If an intermediate voltage is applied to LC-cells of the auxiliary light value layer 7, meaning a voltage between the low voltage resulting in a substantially 90° change of polarization and the high voltage resulting in substantially no change of polarization, than also "reflection cycles" take place, be it in a more complicated manner. The LC-cells of the auxiliary layer 7 which receive this intermediate voltage rotate the polarization direction of the transmitted light between 0° and 90°. As a result, part of this light is reflected by the first reflective polarizer 19. The polarization of this reflected polarized light, is partly rotated back by the concerned LC-cells. Some of this light will be reflected back by the second reflective layer 20 and is then reuseable. The rest of this light is passed through the 2 ^nd reflective layer 20 and then depolarized and reflected back via the reflector 16. Again after a number of reflection cycles, the majority of the light generated by the tubes 13, 14, 15 is used to pass light through the auxiliary light value layer 7 at the desired locations.

In this way a light recycling mechanism is provided. This entails a higher brightness in white areas of the display, or a lower power consumption at a given brightness level. The resolution of the auxiliary layer 7 may be as high as the resolution of the primary layer 1 , but embodiments where a lower resolution is used are also conceivable. Using a resolution in the auxiliary layer higher than the resolution of the primary layer is of course also possible, but considered uneconomical. A diffuser layer 21 may be sandwiched between the primary light valve layer 1 and the auxiliary light valve layer 7. The diffuser layer 21 is provided in order to avoid visual artifacts, caused by the parallax between the pixel patterns of the primary layer 1 and of the auxiliary layer 7, such as e.g. a visible moire pattern. This diffuser layer 21 should preferably be of a type which does not depolarize the transmitted light. The second absorption polarizer 12 and the first reflective polarizer 19 may be combined into one polarizer. The auxiliary layer may in principle also be color dependent, if desired. This may be realized by using an ECB (Electrically Controlled Birefringent) display panel in the auxiliary layer. Light passing through such a display panel may be spectrally controlled. As an alternative, three auxiliary layers in a stack may be used, each having reflective polarizers, reflecting light of an individual color, such as red, green and blue. By controlling the three auxiliary layers individually, the amount of red, green and blue light that reaches the primary panel may be individually controlled.

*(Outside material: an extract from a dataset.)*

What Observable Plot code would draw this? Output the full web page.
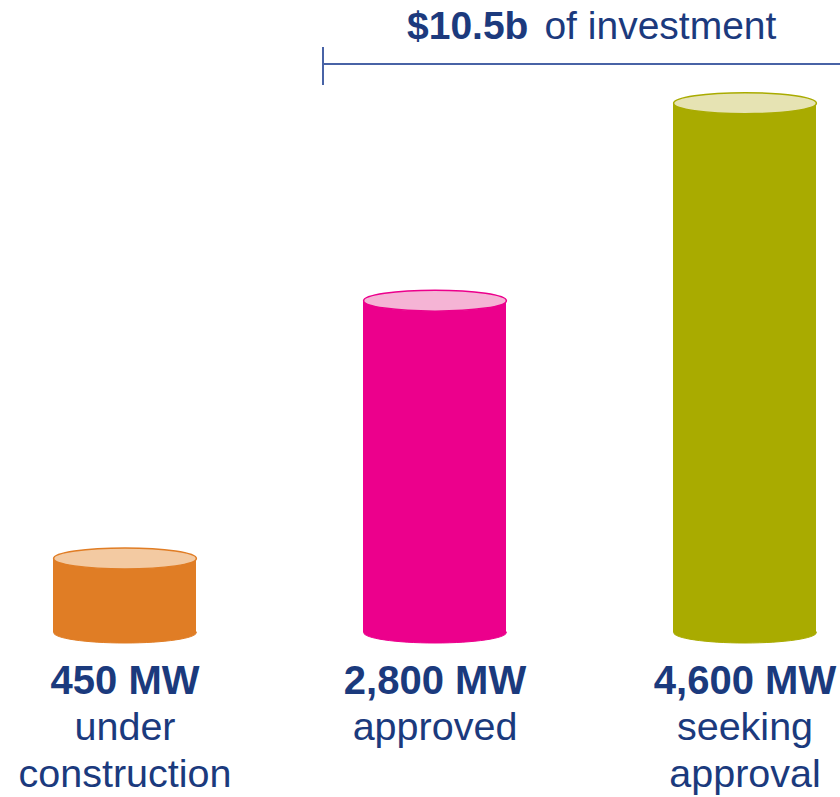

The above-described embodiment relates to a direct view LCD device. The invention may however also be realized in other ways, e.g. as an LCD projection device. The auxiliary layer may then be placed from a few millimeters to a few centimeters from the

primary layer. In many cases, no diffusing layer may be needed, due to the beam aperture of the illuminating light beam.

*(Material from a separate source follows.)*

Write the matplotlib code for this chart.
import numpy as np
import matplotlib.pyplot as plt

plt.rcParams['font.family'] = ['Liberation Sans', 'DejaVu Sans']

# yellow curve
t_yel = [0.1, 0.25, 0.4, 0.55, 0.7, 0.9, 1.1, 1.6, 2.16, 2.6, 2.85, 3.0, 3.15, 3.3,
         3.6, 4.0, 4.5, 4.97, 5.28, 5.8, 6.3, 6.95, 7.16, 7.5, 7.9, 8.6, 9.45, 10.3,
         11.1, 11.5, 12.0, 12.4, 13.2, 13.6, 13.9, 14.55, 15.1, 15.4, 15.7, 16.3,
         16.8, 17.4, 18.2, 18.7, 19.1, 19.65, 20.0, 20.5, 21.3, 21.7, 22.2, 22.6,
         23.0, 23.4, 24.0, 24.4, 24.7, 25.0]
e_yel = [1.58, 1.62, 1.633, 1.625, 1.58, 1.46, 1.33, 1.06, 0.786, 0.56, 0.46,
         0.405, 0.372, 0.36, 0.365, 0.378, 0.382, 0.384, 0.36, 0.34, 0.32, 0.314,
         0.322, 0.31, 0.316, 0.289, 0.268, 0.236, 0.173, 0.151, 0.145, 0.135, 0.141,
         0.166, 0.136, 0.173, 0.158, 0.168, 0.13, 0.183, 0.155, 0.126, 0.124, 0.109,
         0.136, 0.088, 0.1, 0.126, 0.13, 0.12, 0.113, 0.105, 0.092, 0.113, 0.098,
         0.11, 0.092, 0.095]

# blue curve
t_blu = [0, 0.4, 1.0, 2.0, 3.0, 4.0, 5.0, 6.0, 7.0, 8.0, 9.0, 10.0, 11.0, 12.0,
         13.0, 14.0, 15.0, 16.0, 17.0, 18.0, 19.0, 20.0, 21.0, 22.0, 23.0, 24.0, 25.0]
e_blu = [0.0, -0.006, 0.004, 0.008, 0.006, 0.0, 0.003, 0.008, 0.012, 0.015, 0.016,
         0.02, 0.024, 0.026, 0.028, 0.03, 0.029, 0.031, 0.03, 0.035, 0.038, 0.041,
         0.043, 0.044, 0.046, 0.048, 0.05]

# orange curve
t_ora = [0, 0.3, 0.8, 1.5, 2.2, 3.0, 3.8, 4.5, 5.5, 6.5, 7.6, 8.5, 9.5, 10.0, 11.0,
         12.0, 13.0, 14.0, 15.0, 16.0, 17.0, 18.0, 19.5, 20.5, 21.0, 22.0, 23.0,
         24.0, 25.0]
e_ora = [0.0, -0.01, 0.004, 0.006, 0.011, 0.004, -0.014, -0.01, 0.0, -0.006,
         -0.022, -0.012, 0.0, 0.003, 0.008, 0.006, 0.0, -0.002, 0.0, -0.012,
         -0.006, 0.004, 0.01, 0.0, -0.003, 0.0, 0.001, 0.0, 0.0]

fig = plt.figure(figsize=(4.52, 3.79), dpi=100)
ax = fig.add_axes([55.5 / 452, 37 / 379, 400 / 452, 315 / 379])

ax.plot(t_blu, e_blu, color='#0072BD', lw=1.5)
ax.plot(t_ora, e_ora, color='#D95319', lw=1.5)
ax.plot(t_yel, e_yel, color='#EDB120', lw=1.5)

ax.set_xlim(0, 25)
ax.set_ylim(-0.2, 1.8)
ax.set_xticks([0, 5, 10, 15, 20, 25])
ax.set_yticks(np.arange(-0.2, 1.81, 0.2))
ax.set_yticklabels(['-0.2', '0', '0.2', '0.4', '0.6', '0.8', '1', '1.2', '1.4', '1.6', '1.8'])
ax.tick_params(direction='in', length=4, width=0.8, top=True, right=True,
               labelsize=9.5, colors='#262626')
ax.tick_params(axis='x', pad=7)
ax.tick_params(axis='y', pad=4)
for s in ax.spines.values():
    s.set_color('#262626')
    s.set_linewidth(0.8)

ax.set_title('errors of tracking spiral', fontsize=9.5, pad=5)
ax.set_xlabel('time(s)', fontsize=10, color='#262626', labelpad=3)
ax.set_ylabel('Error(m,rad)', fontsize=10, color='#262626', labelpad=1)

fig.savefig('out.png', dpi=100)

Fig. 4 illustrates schematically image data 22 to be displayed by a display device according to an embodiment of the invention. The data 22 comprise an image with two black areas 23, 24, and a plurality of areas, having other colors 25, 26, 27. In accordance with an embodiment of the invention, image data relating to black or dark areas of an image are extracted to provide auxiliary image data, to be fed to the auxiliary light valve layer 7. Fig. 5 illustrates such auxiliary image data 22', extracted from the image data in Fig. 4 and being intended to be supplied to an auxiliary light valve layer 7. Only dark or black areas, 23', 24' are visible in the auxiliary image. In general, the auxiliary layer 7 may be used to block or reduce light flow, i.e. may have both gray and black areas. A gray area in the auxiliary layer 7 may be combined with e.g. a red area in the primary layer to provide a dark red output.

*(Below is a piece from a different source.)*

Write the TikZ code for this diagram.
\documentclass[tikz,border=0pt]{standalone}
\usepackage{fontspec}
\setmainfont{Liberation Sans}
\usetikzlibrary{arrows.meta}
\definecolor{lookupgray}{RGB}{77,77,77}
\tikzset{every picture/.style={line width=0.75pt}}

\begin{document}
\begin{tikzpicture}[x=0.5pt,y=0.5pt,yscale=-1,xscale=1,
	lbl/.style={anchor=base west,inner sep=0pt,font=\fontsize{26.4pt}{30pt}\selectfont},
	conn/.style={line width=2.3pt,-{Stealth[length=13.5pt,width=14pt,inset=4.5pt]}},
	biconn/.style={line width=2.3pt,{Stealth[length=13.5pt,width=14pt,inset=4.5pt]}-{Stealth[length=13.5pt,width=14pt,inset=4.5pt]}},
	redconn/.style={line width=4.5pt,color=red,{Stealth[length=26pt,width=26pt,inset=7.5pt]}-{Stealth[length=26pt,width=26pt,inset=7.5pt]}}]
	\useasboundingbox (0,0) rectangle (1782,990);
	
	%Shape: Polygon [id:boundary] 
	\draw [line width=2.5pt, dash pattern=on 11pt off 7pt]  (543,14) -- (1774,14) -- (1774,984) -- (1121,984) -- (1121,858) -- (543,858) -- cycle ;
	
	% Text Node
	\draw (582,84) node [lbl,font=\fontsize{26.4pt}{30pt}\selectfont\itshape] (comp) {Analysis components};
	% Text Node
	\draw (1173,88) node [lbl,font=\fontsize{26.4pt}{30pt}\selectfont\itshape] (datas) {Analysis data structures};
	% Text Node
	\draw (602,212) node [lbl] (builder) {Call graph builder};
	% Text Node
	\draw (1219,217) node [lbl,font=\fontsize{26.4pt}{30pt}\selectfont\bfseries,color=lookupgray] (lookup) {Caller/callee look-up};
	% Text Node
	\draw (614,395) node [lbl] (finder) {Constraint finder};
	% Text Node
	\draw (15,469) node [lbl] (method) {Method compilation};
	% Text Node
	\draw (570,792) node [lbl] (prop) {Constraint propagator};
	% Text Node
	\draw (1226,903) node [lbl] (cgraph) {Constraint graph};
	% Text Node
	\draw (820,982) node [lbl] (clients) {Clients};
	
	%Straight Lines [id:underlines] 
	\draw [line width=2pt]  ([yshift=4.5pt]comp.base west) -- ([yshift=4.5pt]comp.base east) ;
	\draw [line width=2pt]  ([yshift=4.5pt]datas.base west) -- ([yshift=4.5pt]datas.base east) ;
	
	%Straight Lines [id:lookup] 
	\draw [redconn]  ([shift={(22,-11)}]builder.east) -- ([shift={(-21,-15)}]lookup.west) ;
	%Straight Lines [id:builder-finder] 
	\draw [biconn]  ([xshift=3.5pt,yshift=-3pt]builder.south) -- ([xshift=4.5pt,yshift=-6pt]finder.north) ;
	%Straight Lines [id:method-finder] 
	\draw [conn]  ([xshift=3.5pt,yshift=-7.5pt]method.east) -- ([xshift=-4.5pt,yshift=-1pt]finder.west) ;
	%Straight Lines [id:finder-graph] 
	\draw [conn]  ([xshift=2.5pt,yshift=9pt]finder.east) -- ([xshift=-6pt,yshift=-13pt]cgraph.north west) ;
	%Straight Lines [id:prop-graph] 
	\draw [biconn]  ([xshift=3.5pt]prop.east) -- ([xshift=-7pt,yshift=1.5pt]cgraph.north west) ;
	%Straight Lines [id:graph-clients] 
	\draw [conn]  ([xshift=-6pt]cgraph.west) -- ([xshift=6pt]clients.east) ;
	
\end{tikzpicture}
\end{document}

Fig. 6 illustrates schematically a control arrangement in a display device according to an embodiment of the invention. The control arrangement comprises a control unit 30, which receives image data I, corresponding to an image to be displayed by the display device, e.g. corresponding to the image 22 in Fig. 4. The control unit 30 generates, based on these image data I, a primary control signal S _p , which is fed to the primary light valve layer 1 , and an auxiliary control signal S ₃ , which is fed to the auxiliary light valve layer 7. The auxiliary control signal S ₃ corresponds to the dark parts of the image, e.g. corresponding to the auxiliary image data 22' illustrated in Fig. 5. The primary control signal Sp may be adapted in dependence of the auxiliary control signal S _a , so as to ensure a correct relative brightness of all picture elements of the primary light valve layer 1.

The control unit 30 thus realizes a method of controlling a display device wherein a control signal is provided to an auxiliary light valve layer in such a way that the auxiliary light valve layer reduces light flow from the light source to picture elements in the primary light valve layer, which have to display dark parts of an image.

Preferably, the control signals S _n and S _a may be adjusted such that the primary light valve layer absorbs as little light as possible, i.e. has as high brightness as possible with regard to the displayed image information.

Preferably, the control unit 30 may also control the output of the light sources 13, 14, 15. For instance if only relatively small light or white areas appear in an image, the use of reflective polarizers concentrates the light flow to these areas, where the brightness may become too high. Therefore the control unit 30 preferably controls the output from the

light sources in such a way that the brightness of these areas is limited to a maximum level. This lowers the energy consumption. The output of the light sources may also be controlled based on an average brightness level of the auxiliary layer or of the image to be displayed.

In summary, the present invention relates to a display device, such as an active matrix LCD display with a primary LCD arrangement and an auxiliary light valve layer, such as a passive matrix LCD panel. This auxiliary layer may prevent light of the backlighting arrangement from reaching the primary arrangement at those areas where the display device has to display black or dark areas of an image, thus substantially eliminating light leakage in these areas. This provides improved contrast. Preferably the blocked light is re-used in other areas of the display by using reflective polarizers in the auxiliary layer and a reflector. The invention also relates to a method of controlling such a display panel.

It should be mentioned that the above-described embodiments illustrate rather than limit the invention, and that those skilled in the art will be able to design many alternative embodiments without departing from the scope of the appended claims. In the claims, any reference signs placed between parentheses shall not be construed as limiting the claim. Use of the verb "comprise" and its conjugations does not exclude the presence of elements or steps other than those stated in a claim. The article "a" or "an" preceding an element does not exclude the presence of a plurality of such elements. In the device claim enumerating several means, several of these means may be embodied by one and the same item of hardware. The mere fact that certain measures are recited in mutually different dependent claims does not indicate that a combination of these measures cannot be used to advantage. For instance, the primary light valve layer may be a high quality passive matrix display, such as a Ferro-Elcctric LCD or an STN (super twisted nematic) LCD display. Even if such displays by themselves do not reach the picture performance level achieved by the active matrix LCD, the use of an auxiliary passive LCD layer, as described above, may improve the performance of such a device to an acceptable level at a low cost. One or more of the layers of the display panel may be incorporated in the backlighting arrangement.